WHAT TO DO: Omit pictures and quote the listing below line by line, from its start through the line that holds "52.07, 56.44, 57.28];".

╭─ RECORDED DATA

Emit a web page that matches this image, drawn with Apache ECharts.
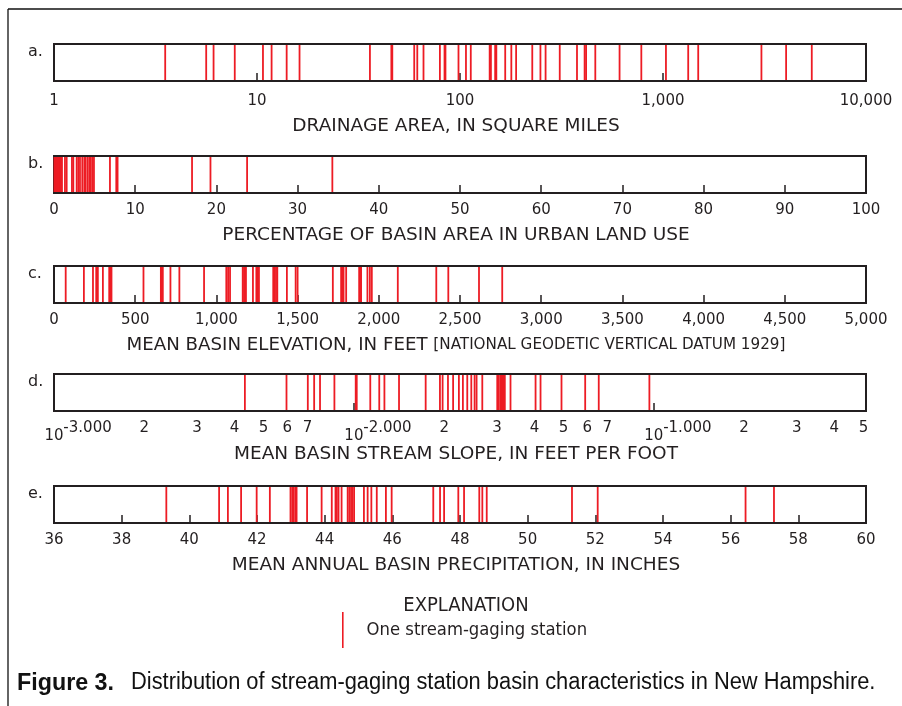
<!DOCTYPE html>
<html><head><meta charset="utf-8">
<script src="https://cdn.jsdelivr.net/npm/echarts@6/dist/echarts.min.js"></script>
<style>html,body{margin:0;padding:0;background:#fff}#c{width:902px;height:706px}</style>
</head><body><div id="c"></div>
<script>
// ---- data ----
const drainageArea = [3.53, 5.62, 6.11, 7.77, 10.7, 11.8, 14.0, 16.2, 36.0, 45.9, 46.4, 59.5, 61.6, 66.1, 79.6, 83.9, 84.8, 98.3, 107, 113, 140, 142, 149, 151, 167, 179, 189, 227, 249, 264, 310, 377, 411, 418, 464, 611, 782, 1034, 1331, 1491, 3054, 4041, 5406];
const urbanPercent = [0.05, 0.12, 0.2, 0.27, 0.35, 0.42, 0.53, 0.6, 0.66, 0.75, 0.82, 0.9, 0.98, 1.35, 1.56, 2.21, 2.38, 2.79, 2.99, 3.2, 3.48, 3.73, 3.9, 4.14, 4.35, 4.51, 4.71, 4.92, 6.89, 7.67, 7.83, 17.0, 19.27, 23.78, 34.28];
const elevation = [72, 184, 240, 260, 270, 301, 340, 346, 354, 551, 658, 664, 670, 717, 772, 924, 1061, 1072, 1084, 1162, 1170, 1176, 1182, 1225, 1246, 1254, 1262, 1350, 1358, 1367, 1375, 1434, 1488, 1500, 1717, 1768, 1775, 1783, 1799, 1879, 1885, 1891, 1930, 1945, 1957, 2117, 2354, 2428, 2617, 2760];
const streamSlope = [0.00433, 0.00596, 0.00702, 0.00737, 0.00771, 0.00861, 0.01014, 0.01022, 0.01134, 0.01215, 0.01264, 0.01414, 0.01735, 0.01936, 0.01976, 0.02059, 0.02142, 0.02239, 0.02309, 0.02388, 0.02463, 0.02526, 0.02565, 0.0268, 0.03006, 0.03043, 0.03083, 0.03107, 0.03138, 0.03162, 0.03186, 0.03328, 0.04034, 0.04191, 0.04923, 0.05905, 0.06553, 0.09667];
const precipitation = [39.32, 40.88, 41.14, 41.53, 41.99, 42.38, 42.99, 43.04, 43.08, 43.13, 43.17, 43.48, 43.91, 44.21, 44.32, 44.36, 44.41, 44.5, 44.68, 44.73, 44.78, 44.82, 44.87, 45.16, 45.27, 45.38, 45.54, 45.81, 45.98, 47.21, 47.41, 47.53, 47.95, 48.12, 48.57, 48.66, 48.79, 51.31, 52.07, 56.44, 57.28];

// tick labels
const slopeLabelValues = [0.001, 0.002, 0.003, 0.004, 0.005, 0.006, 0.007, 0.01, 0.02, 0.03, 0.04, 0.05, 0.06, 0.07, 0.1, 0.2, 0.3, 0.4, 0.5];
const slopeTickValues = [0.01, 0.1];

const panelLetters = ['a.', 'b.', 'c.', 'd.', 'e.'];
const axisTitles = [
  'DRAINAGE AREA, IN SQUARE MILES',
  'PERCENTAGE OF BASIN AREA IN URBAN LAND USE',
  '{m|MEAN BASIN ELEVATION, IN FEET} {s|[NATIONAL GEODETIC VERTICAL DATUM 1929]}',
  'MEAN BASIN STREAM SLOPE, IN FEET PER FOOT',
  'MEAN ANNUAL BASIN PRECIPITATION, IN INCHES'
];
const stationLabel = 'One stream-gaging station';
const captionBold = 'Figure 3.';
const captionText = 'Distribution of stream-gaging station basin characteristics in New Hampshire.';

// ---- layout & style ----
const INK = '#231f20';
const RED = '#ed1c24';
const FONT = 'DejaVu Sans';
const NARROW = "'Liberation Sans Narrow', 'DejaVu Sans Condensed', 'Liberation Sans', sans-serif";
const gridTops = [44, 156, 266, 374, 486];
const GH = 37;

const fmtComma = v => Math.round(v).toLocaleString('en-US');

const axisDefs = [
  {type: 'log', min: 1, max: 10000, logBase: 10, axisLabel: {formatter: fmtComma, margin: 13}, nameGap: 36},
  {type: 'value', min: 0, max: 100, interval: 10},
  {type: 'value', min: 0, max: 5000, interval: 500, axisLabel: {formatter: fmtComma}},
  {type: 'log', min: 0.001, max: 0.51, logBase: 10,
    axisTick: {customValues: slopeTickValues},
    axisLabel: {
      customValues: slopeLabelValues,
      margin: 10,
      formatter: v => {
        const e = Math.log10(v);
        const r = Math.round(e);
        if (Math.abs(e - r) < 1e-6) return '{s| }{b|10}{e|' + r.toFixed(3) + '}';
        return String(Math.round(v / Math.pow(10, Math.floor(e + 1e-9))));
      },
      rich: {
        s: {width: 48, fontSize: 15, fontFamily: FONT},
        b: {fontSize: 15, fontFamily: FONT, color: INK, padding: [8, 0, 0, 0]},
        e: {width: 48, fontSize: 15, fontFamily: FONT, color: INK, align: 'left', padding: [0, 0, 8, 0]}
      }
    }},
  {type: 'value', min: 36, max: 60, interval: 2}
];
const datasets = [drainageArea, urbanPercent, elevation, streamSlope, precipitation];

const grids = [], xAxes = [], yAxes = [], series = [];
axisDefs.forEach((d, i) => {
  grids.push({left: 54, width: 812, top: gridTops[i], height: GH, show: true,
    borderColor: INK, borderWidth: 2, backgroundColor: 'transparent'});
  const ax = Object.assign({}, d, {
    gridIndex: i,
    axisLine: {show: false},
    splitLine: {show: false},
    minorTick: {show: false},
    axisTick: Object.assign({show: true, inside: true, length: 8, lineStyle: {color: INK, width: 1.5}}, d.axisTick || {}),
    axisLabel: Object.assign({color: INK, fontFamily: FONT, fontSize: 15, margin: 10, showMinLabel: true, showMaxLabel: true}, d.axisLabel || {}),
    name: axisTitles[i],
    nameLocation: 'middle',
    nameGap: d.nameGap || 33,
    nameTextStyle: {color: INK, fontFamily: FONT, fontSize: 18.5, padding: [0, 8, 0, 0],
      rich: {m: {fontFamily: FONT, fontSize: 18.2, color: INK}, s: {fontFamily: FONT, fontSize: 15.2, color: INK}}}
  });
  xAxes.push(ax);
  yAxes.push({gridIndex: i, type: 'value', min: 0, max: 1, show: false});
  series.push({
    type: 'scatter', name: stationLabel, xAxisIndex: i, yAxisIndex: i,
    data: datasets[i].map(v => [v, 0.5]),
    symbol: 'rect', symbolSize: [1.8, GH - 2],
    itemStyle: {color: RED, opacity: 1}, silent: true, z: 3
  });
});

const graphics = [
  {type: 'line', shape: {x1: 8, y1: 9, x2: 902, y2: 9}, style: {stroke: '#111', lineWidth: 1.3}},
  {type: 'line', shape: {x1: 8, y1: 9, x2: 8, y2: 706}, style: {stroke: '#111', lineWidth: 1.3}},
  {type: 'text', x: 466, y: 606, style: {text: 'EXPLANATION', fill: INK, font: '20px ' + NARROW, textAlign: 'center', textVerticalAlign: 'middle'}},
  {type: 'text', x: 17, y: 683, scaleX: 0.97, style: {text: captionBold, fill: '#111', font: 'bold 24px "Liberation Sans"', textVerticalAlign: 'middle'}},
  {type: 'text', x: 131, y: 683, scaleX: 0.95, style: {text: captionText, fill: '#111', font: '23px "Liberation Sans"', textVerticalAlign: 'middle'}}
];
panelLetters.forEach((t, i) => {
  graphics.push({type: 'text', x: 28, y: gridTops[i], style: {text: t, fill: INK, font: '16px ' + FONT}});
});

const chart = echarts.init(document.getElementById('c'), null, {renderer: 'canvas'});
chart.setOption({
  animation: false,
  backgroundColor: '#fff',
  grid: grids, xAxis: xAxes, yAxis: yAxes, series: series,
  legend: {data: [stationLabel], left: 337, top: 607, icon: 'rect', itemWidth: 1.6, itemHeight: 36,
    selectedMode: false, textStyle: {color: INK, fontFamily: NARROW, fontSize: 18.3, padding: [0, 0, 0, 18]}},
  graphic: graphics
});
</script></body></html>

╰─

CORRECT RESULT:
Emit a web page that matches this image, drawn with Apache ECharts.
<!DOCTYPE html>
<html><head><meta charset="utf-8">
<script src="https://cdn.jsdelivr.net/npm/echarts@6/dist/echarts.min.js"></script>
<style>html,body{margin:0;padding:0;background:#fff}#c{width:902px;height:706px}</style>
</head><body><div id="c"></div>
<script>
// ---- data ----
const drainageArea = [3.53, 5.62, 6.11, 7.77, 10.7, 11.8, 14.0, 16.2, 36.0, 45.9, 46.4, 59.5, 61.6, 66.1, 79.6, 83.9, 84.8, 98.3, 107, 113, 140, 142, 149, 151, 167, 179, 189, 227, 249, 264, 310, 377, 411, 418, 464, 611, 782, 1034, 1331, 1491, 3054, 4041, 5406];
const urbanPercent = [0.05, 0.12, 0.2, 0.27, 0.35, 0.42, 0.53, 0.6, 0.66, 0.75, 0.82, 0.9, 0.98, 1.35, 1.56, 2.21, 2.38, 2.79, 2.99, 3.2, 3.48, 3.73, 3.9, 4.14, 4.35, 4.51, 4.71, 4.92, 6.89, 7.67, 7.83, 17.0, 19.27, 23.78, 34.28];
const elevation = [72, 184, 240, 260, 270, 301, 340, 346, 354, 551, 658, 664, 670, 717, 772, 924, 1061, 1072, 1084, 1162, 1170, 1176, 1182, 1225, 1246, 1254, 1262, 1350, 1358, 1367, 1375, 1434, 1488, 1500, 1717, 1768, 1775, 1783, 1799, 1879, 1885, 1891, 1930, 1945, 1957, 2117, 2354, 2428, 2617, 2760];
const streamSlope = [0.00433, 0.00596, 0.00702, 0.00737, 0.00771, 0.00861, 0.01014, 0.01022, 0.01134, 0.01215, 0.01264, 0.01414, 0.01735, 0.01936, 0.01976, 0.02059, 0.02142, 0.02239, 0.02309, 0.02388, 0.02463, 0.02526, 0.02565, 0.0268, 0.03006, 0.03043, 0.03083, 0.03107, 0.03138, 0.03162, 0.03186, 0.03328, 0.04034, 0.04191, 0.04923, 0.05905, 0.06553, 0.09667];
const precipitation = [39.32, 40.88, 41.14, 41.53, 41.99, 42.38, 42.99, 43.04, 43.08, 43.13, 43.17, 43.48, 43.91, 44.21, 44.32, 44.36, 44.41, 44.5, 44.68, 44.73, 44.78, 44.82, 44.87, 45.16, 45.27, 45.38, 45.54, 45.81, 45.98, 47.21, 47.41, 47.53, 47.95, 48.12, 48.57, 48.66, 48.79, 51.31, 52.07, 56.44, 57.28];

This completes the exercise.